7. Raise oven temperature to 220C. Using a spatula, move the potatoes around the roasting pan, allowing juices to coat potatoes well. Return to oven to brown potatoes. Baste potatoes every 5 minutes for 15 minutes, or until potatoes are golden. Sprinkle with parsley. Carve bird and serve.
Tip: After carving, the carcass can be tossed into a saucepan, covered with water and simmered to make a small amount of garlicky broth for future use.
Rhubarb crumble
Total time: 1½ hours
Serves: 6 to 8
Ingredients:
For the filling:
About 900g rhubarb stalks, peeled and cut into 2.5cm cubes
250g granulated sugar
3 tbsp all-purpose flour
For the topping:
130g all-purpose flour
50g granulated or brown sugar
¼ tsp baking powder
Pinch of salt
Pinch of ground ginger
Pinch of cinnamon
115g cold unsalted butter, cut into very small pieces or grated on the big holes of a box grater
Handful finely chopped or ground pistachios (optional)
Method:
1. Prepare the filling: toss the rhubarb cubes with sugar and flour. Set aside and let macerate while you make the topping, about 20 minutes.

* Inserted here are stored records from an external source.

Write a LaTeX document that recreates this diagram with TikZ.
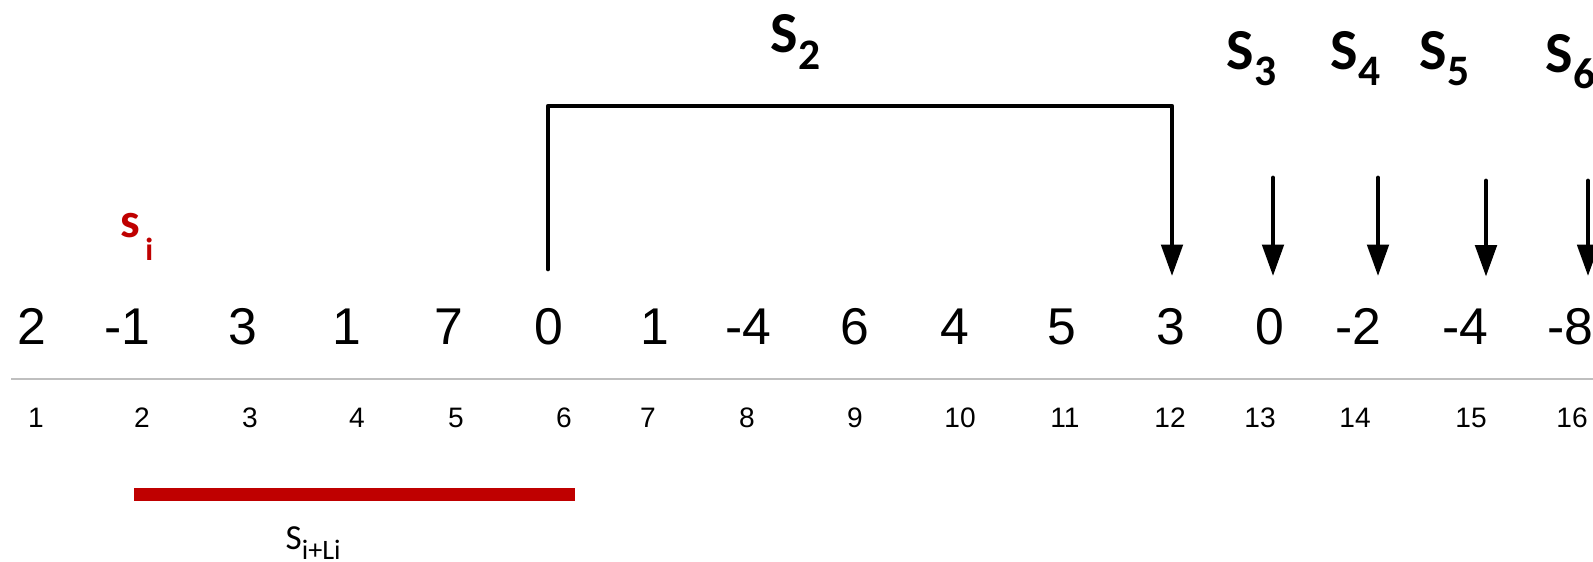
\documentclass[tikz,border=0pt]{standalone}
\usepackage{graphicx}
\usepackage{fontspec}
\setmainfont{Liberation Sans}
\newfontfamily\calibri{Carlito}
\usetikzlibrary{arrows.meta,calc}
\definecolor{MarkClr}{rgb}{0.75,0,0}
\definecolor{RuleClr}{rgb}{0.75,0.75,0.75}
\newcommand\lowsub[3]{\raisebox{-#1em}{\scalebox{#2}{#3}}}

\tikzset{
  val/.style={anchor=base,inner sep=0pt,font=\fontsize{14.7}{16}\selectfont},
  idx/.style={anchor=base,inner sep=0pt,font=\fontsize{8}{9}\selectfont},
  seg/.style={anchor=base west,inner sep=0pt,font=\calibri\bfseries\fontsize{16.5}{19}\selectfont},
  pointer/.style={line width=1.35pt,line cap=round,line join=round,
    -{Triangle[length=9pt,width=6pt]},shorten >=9.1pt},
}

\begin{document}
\begin{tikzpicture}[x=0.01cm,y=-0.01cm]
\useasboundingbox (0,0) rectangle (1593,562);
\clip (0,0) rectangle (1593,562);

\foreach \x/\v [count=\i] in {32/2,127/-1,243/3,347/1,449/7,549/0,655/1,748/-4,
  855/6,955/4,1062/5,1171/3,1270/0,1358/-2,1465/-4,1570/-8}
  \node[val] (v\i) at (\x,345) {\v};

\foreach \x [count=\i] in {36,142,250,357,456,564,648,747,855,960,1065,1170,
  1260,1355,1471,1572}
  \node[idx] (n\i) at (\x,428) {\i};

\draw[RuleClr,line width=0.45pt] (11,379) -- (1593,379);
\fill[MarkClr] (134,488.5) rectangle (575,501.5);

\node[seg,text=MarkClr,font=\calibri\bfseries\fontsize{14}{16}\selectfont] (si) at (120,238) {s\hspace{.1em}\lowsub{.45}{.65}{i}};
\node[anchor=base west,inner sep=0pt,font=\calibri\fontsize{10}{12}\selectfont] (sil) at (285,550) {S\lowsub{.28}{.8}{i+Li}};

\node[seg] (s2) at (770,53) {S\lowsub{.28}{.75}{2}};
\node[seg] (s3) at (1226,70) {S\lowsub{.26}{.75}{3}};
\node[seg] (s4) at (1330,70) {S\lowsub{.26}{.75}{4}};
\node[seg] (s5) at (1419,70) {S\lowsub{.26}{.75}{5}};
\node[seg] (s6) at (1545,73) {S\lowsub{.26}{.75}{6}};

\coordinate (b6) at (548,269);
\coordinate (b12) at (1172,106);
\coordinate (a13) at (1273,178);
\coordinate (a14) at (1378,178);
\coordinate (a15) at (1486,181);
\coordinate (a16) at (1588,181);

\draw[pointer] (b6) |- (b12) -- (b12 |- v12.north);
\draw[pointer] (a13) -- (a13 |- v13.north);
\draw[pointer] (a14) -- (a14 |- v14.north);
\draw[pointer] (a15) -- (a15 |- v15.north);
\draw[pointer] (a16) -- (a16 |- v16.north);

\end{tikzpicture}
\end{document}
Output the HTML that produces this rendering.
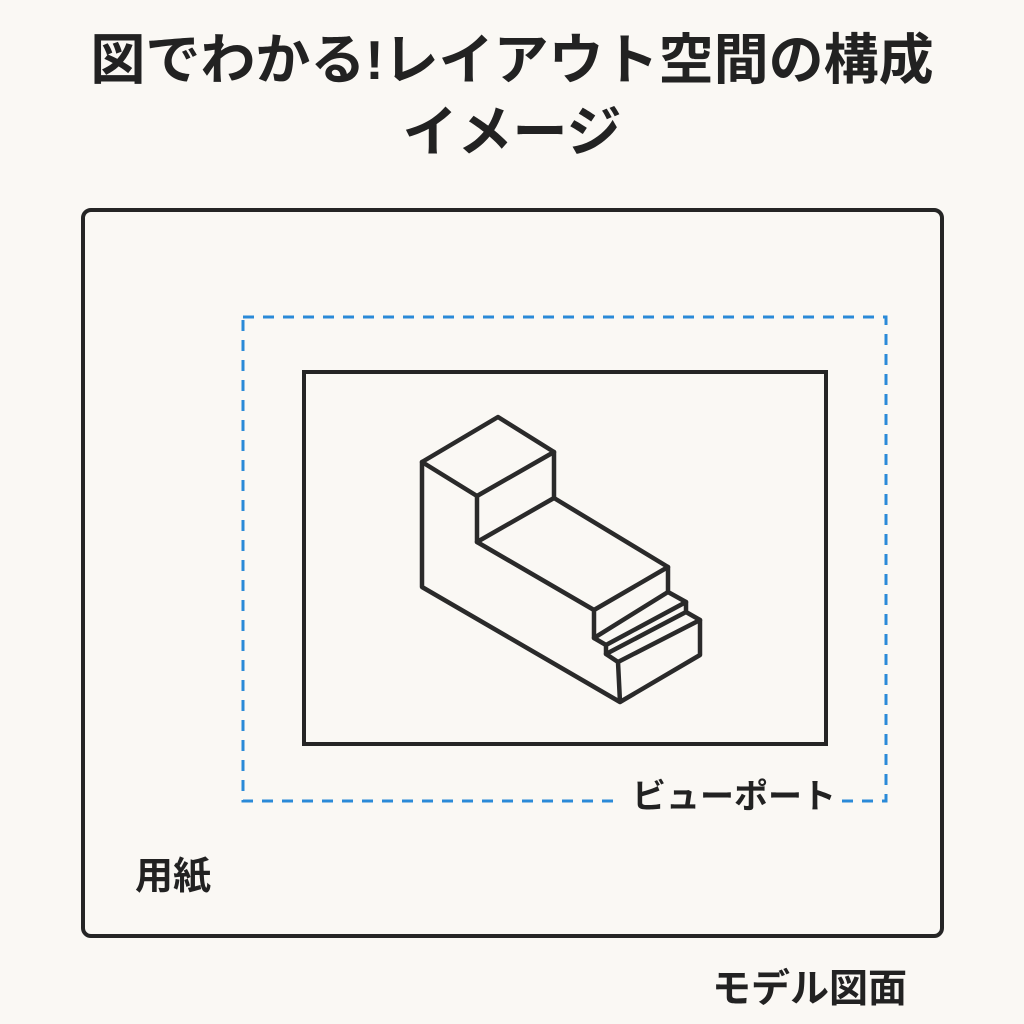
<!DOCTYPE html>
<html><head><meta charset="utf-8"><style>
body{margin:0;width:1024px;height:1024px;background:#faf8f4;overflow:hidden;font-family:"Liberation Sans","Noto Sans CJK JP",sans-serif;color:#222;}
.t{position:absolute;left:0;width:1024px;text-align:center;font-weight:bold;font-size:55px;line-height:70px;}
.l{position:absolute;font-size:34px;font-weight:bold;white-space:nowrap;line-height:1;}
</style></head><body>
<div class="t" style="top:25px">図でわかる!レイアウト空間の構成</div>
<div class="t" style="top:97px">イメージ</div>
<svg width="1024" height="1024" style="position:absolute;left:0;top:0">
<rect x="83" y="210" width="859" height="726" rx="8" fill="none" stroke="#252525" stroke-width="4"/>
<rect x="243" y="317" width="643" height="484" fill="none" stroke="#2a8ad8" stroke-width="3" stroke-dasharray="11,9"/>
<rect x="620" y="780" width="220" height="40" fill="#faf8f4"/>
<rect x="304" y="372" width="522" height="372" fill="none" stroke="#252525" stroke-width="4"/>
<g fill="none" stroke="#2a2a2a" stroke-width="4.5" stroke-linejoin="round" stroke-linecap="round">
<polygon points="422,462 498,417 554,452 477,496"/>
<polyline points="477,496 477,542 554,498 554,452"/>
<polyline points="422,462 422,587 620,702 700,655 700,620 686,612 686,602 668,592 668,567 594,610 594,638 606,645 606,654 618,662 620,702"/>
<line x1="477" y1="542" x2="594" y2="610"/>
<line x1="554" y1="498" x2="668" y2="567"/>
<line x1="606" y1="645" x2="686" y2="602"/>
<line x1="594" y1="638" x2="668" y2="592"/>
<line x1="606" y1="654" x2="686" y2="612"/>
<line x1="618" y1="662" x2="700" y2="620"/>
</g>
</svg>
<div class="l" style="left:632px;top:780px">ビューポート</div>
<div class="l" style="left:135px;top:858px;font-size:38px">用紙</div>
<div class="l" style="left:712px;top:970px;font-size:39px">モデル図面</div>
</body></html>
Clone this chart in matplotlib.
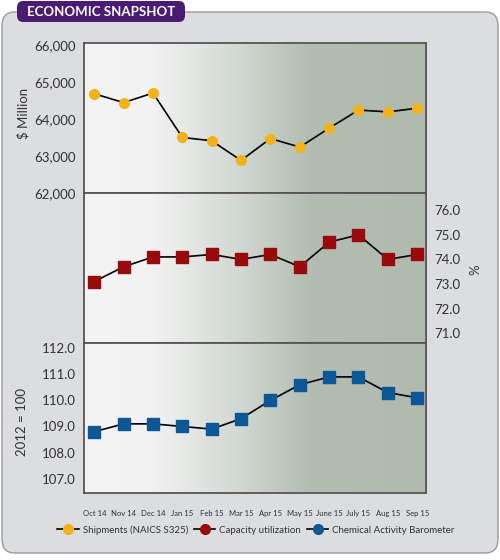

2. Make the topping: put flour, sugar, baking powder, salt, ginger and cinnamon in a bowl, and stir together. Add butter and work into flour with fingers or a fork, as if making pie dough. The mixture will be loose and crumbly. Stir in the pistachios, if using.
3. Heat oven to 190C. Transfer sugared rhubarb to a 22cm baking dish, about 7½cm deep. Sprinkle topping loosely over fruit to a depth of about 2½cm.
4. Place dish on a baking tray and bake for about 1 hour, until topping is golden and filling is visibly bubbling at the edges. Cool slightly before serving.